One of the ladies had rented a Santa Claus costume that would have fit Doc Holliday, if Holliday would have went for such foolishness as dressing up as an overweight Christmas cherub and spitting out Ho, Ho, HO’s to a gang of neighborhood kids.  The costume was put together with rubber bands, no buttons, no zippers, no fasteners of any kind.

I put the costume on and retreated to a bathroom.  Through the halfway opened door I could hear one of the neighborhood ladies telling the children that the happiest people in the world are the ones that didn’t have anything.  That bothered me because I had a whole bag of presents to give out to the children.

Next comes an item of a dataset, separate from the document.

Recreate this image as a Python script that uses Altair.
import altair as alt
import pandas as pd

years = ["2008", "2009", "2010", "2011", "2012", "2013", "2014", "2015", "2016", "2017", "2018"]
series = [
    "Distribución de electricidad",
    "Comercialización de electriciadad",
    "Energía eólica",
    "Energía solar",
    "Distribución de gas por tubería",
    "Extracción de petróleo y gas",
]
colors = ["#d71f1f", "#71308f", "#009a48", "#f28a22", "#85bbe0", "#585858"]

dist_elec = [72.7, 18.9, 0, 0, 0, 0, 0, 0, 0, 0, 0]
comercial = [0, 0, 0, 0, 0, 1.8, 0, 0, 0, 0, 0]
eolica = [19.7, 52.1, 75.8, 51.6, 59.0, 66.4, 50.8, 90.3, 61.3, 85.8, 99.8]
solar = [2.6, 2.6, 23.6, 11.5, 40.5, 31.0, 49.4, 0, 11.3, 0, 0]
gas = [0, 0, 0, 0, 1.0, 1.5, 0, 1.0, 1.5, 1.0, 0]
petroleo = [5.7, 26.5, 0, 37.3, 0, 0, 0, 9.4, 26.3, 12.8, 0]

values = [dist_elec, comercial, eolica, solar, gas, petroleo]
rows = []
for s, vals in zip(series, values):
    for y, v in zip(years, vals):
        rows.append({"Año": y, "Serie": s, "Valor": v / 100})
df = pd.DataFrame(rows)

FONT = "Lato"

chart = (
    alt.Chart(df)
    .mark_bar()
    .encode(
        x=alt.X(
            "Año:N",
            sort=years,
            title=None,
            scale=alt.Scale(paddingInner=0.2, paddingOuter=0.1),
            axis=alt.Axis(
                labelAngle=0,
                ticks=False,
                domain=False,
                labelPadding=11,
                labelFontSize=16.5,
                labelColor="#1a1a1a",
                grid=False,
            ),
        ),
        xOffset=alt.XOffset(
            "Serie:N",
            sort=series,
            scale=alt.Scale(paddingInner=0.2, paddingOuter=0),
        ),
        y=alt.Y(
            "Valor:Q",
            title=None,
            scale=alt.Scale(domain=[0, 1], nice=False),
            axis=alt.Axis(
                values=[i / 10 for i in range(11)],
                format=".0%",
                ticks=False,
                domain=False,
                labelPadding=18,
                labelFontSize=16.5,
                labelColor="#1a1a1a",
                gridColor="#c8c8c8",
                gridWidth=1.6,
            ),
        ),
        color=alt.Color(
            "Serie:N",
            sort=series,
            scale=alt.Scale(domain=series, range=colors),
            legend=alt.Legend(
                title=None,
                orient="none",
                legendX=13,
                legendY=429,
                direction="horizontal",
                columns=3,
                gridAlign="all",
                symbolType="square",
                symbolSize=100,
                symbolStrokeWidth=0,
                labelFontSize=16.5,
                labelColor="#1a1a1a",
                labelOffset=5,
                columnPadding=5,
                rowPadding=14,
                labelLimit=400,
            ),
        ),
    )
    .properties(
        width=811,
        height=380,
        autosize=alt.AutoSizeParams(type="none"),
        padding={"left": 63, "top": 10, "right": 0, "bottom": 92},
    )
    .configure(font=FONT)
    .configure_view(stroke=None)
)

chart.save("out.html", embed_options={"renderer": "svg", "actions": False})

I had began to sweat because I had put the costume on too soon, and I had to wait many minutes while the children sang a few carols.  Outside, a blizzard was blowing, but inside the central heat was going full blast.

The Santa mask didn’t fit, one of the eyeholes kept slipping down so all I could see was the bathroom floor and a view of my pseudo Santa  boots.

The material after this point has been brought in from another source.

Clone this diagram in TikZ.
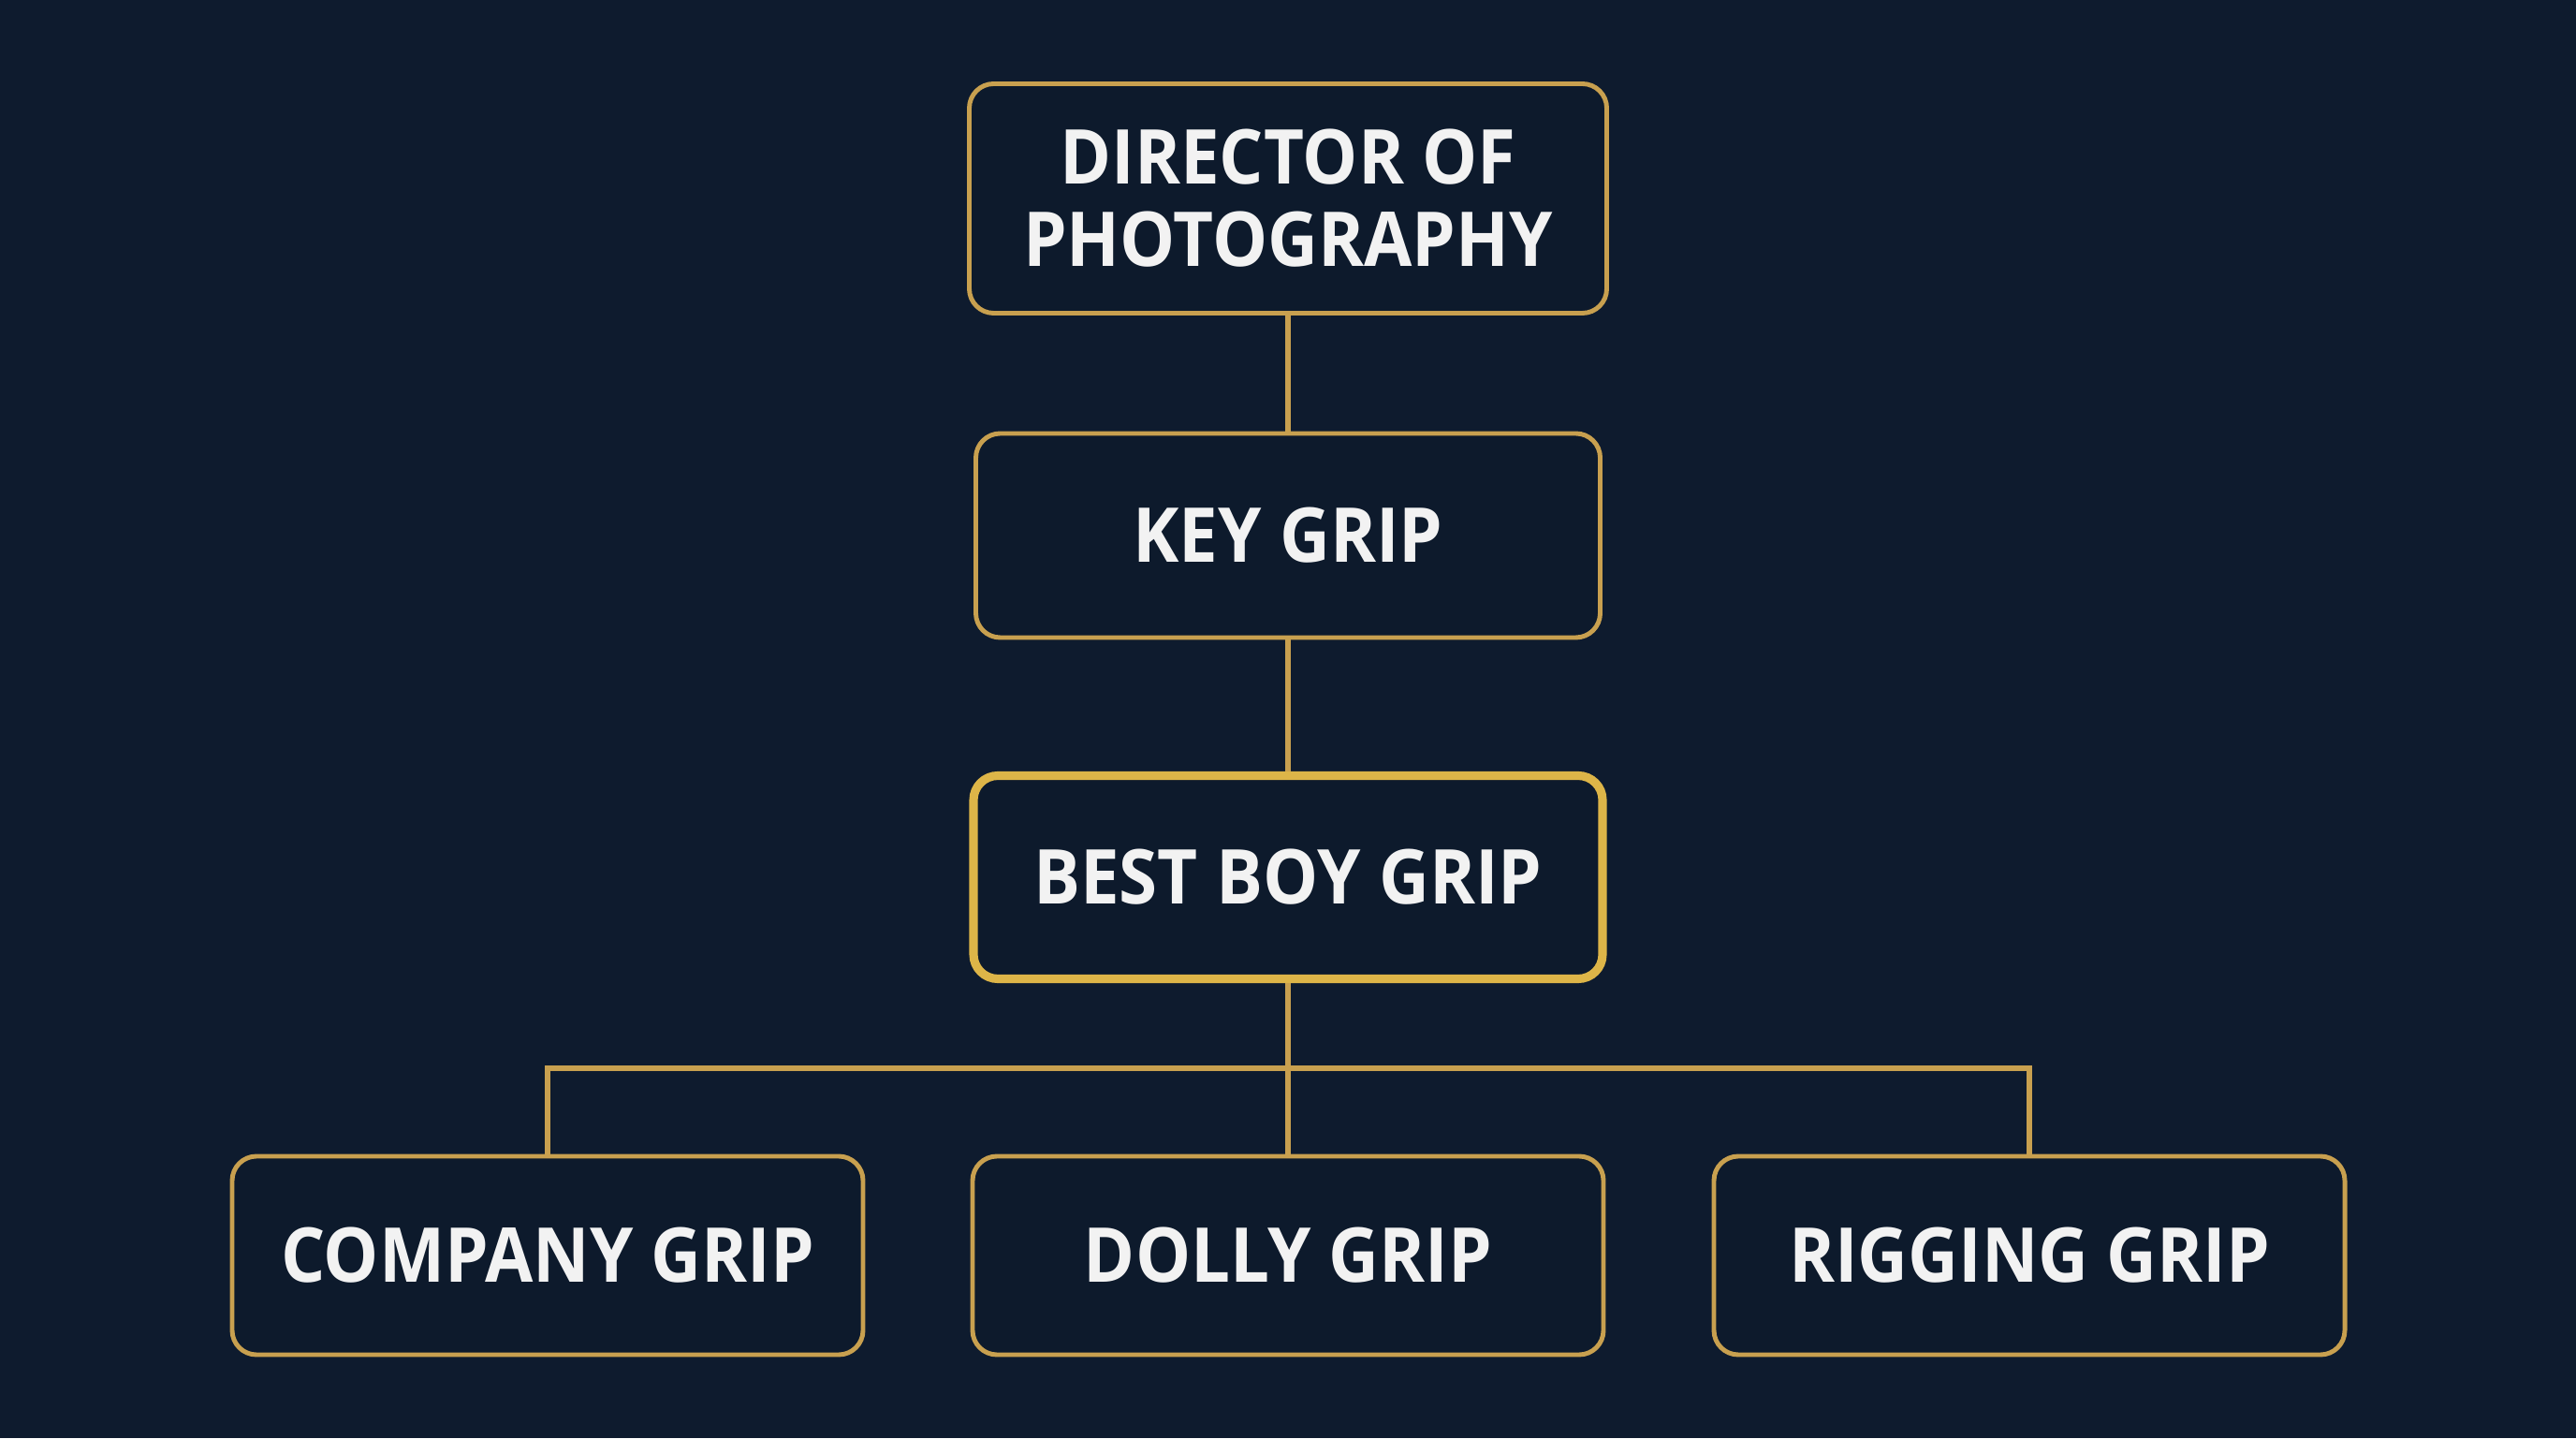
\documentclass[tikz,border=0pt]{standalone}
\usepackage{fontspec}
\newfontfamily\gripfont{Open Sans}[FakeStretch=0.92]
\usepackage{tikz}
\usetikzlibrary{calc,positioning}
\definecolor{navy}{HTML}{0E1B2E}
\definecolor{boxnavy}{HTML}{0D1A2C}
\definecolor{gold}{HTML}{C8A04F}
\definecolor{brightgold}{HTML}{DDB548}
\tikzset{
	semithick,
	link/.style = {draw=gold, line width=1.5pt}
}

\begin{document}
\begin{tikzpicture}[node distance=3.6cm]
		\tikzstyle{crew} = [draw=gold, fill=boxnavy, line width=1.4pt, rectangle,
		rounded corners=0.26cm, text=white!95!black, align=center,
		font=\gripfont\bfseries\fontsize{23}{25}\selectfont,
		minimum width=6.74cm, minimum height=2.12cm]
		\tikzstyle{lead} = [crew, draw=brightgold, line width=2.6pt]
		\fill[navy] (0,0) rectangle (27.52,15.36);
		\useasboundingbox (0,0) rectangle (27.52,15.36);
		\path
		node[crew, minimum width=6.81cm, minimum height=2.45cm] (dop) at (13.76,13.24) {DIRECTOR OF\\PHOTOGRAPHY}
		node[crew, minimum width=6.67cm, minimum height=2.18cm, below of=dop] (key) {KEY GRIP}
		node[lead, minimum width=6.72cm, minimum height=2.17cm, below of=key, node distance=3.65cm] (best) {BEST BOY GRIP}
		node[crew, below of=best, node distance=4.04cm] (dolly) {DOLLY GRIP}
		node[crew, left of=dolly, node distance=7.91cm] (company) {COMPANY GRIP}
		node[crew, right of=dolly, node distance=7.92cm] (rigging) {RIGGING GRIP};
%		bus between best boy and the three grips
		\coordinate (bus) at ($(best.south |- 0,3.95)$);
		\path[link]
		(dop) edge (key)
		(key) edge (best)
		(best) edge (dolly);
		\draw[link] (company) |- (bus) -| (rigging);
	    \end{tikzpicture}
\end{document}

When the lady chairperson came to summon me, I was trying to hoist the red trousers to a more respectable altitude, and the wide black patent leather belt had become entangled with the flushing mechanism on the commode.  In the excitement of the moment I grabbed the wrong bag and was about to distribute a bag of dirty laundry instead of the presents.

But, like a true champion, I emerged from the bathroom emitting a series of HO, HO, HO’s and have you been a good little boy/girl, when my own personal Wranglers I was wearing under the Santa suit and which I wore for safety sake, let go and split right down the middle.

When this ordeal was over I retreated to the bathroom and clambered from the costume as best and as fast as I could.  I was remembering back to the time when there was only one Santa Claus.  He wasn’t on every street corner as he is today.  He came to Briggs, Oklahoma and we were all glad to see him.  Young and old alike, it made no difference if sometimes he left more than he did at others.  he was the one and only.

And I don’t remember him bouncing around saying HO, HO, HO.  Maybe that was the time when Christmas came out of the Bible, and we all believed.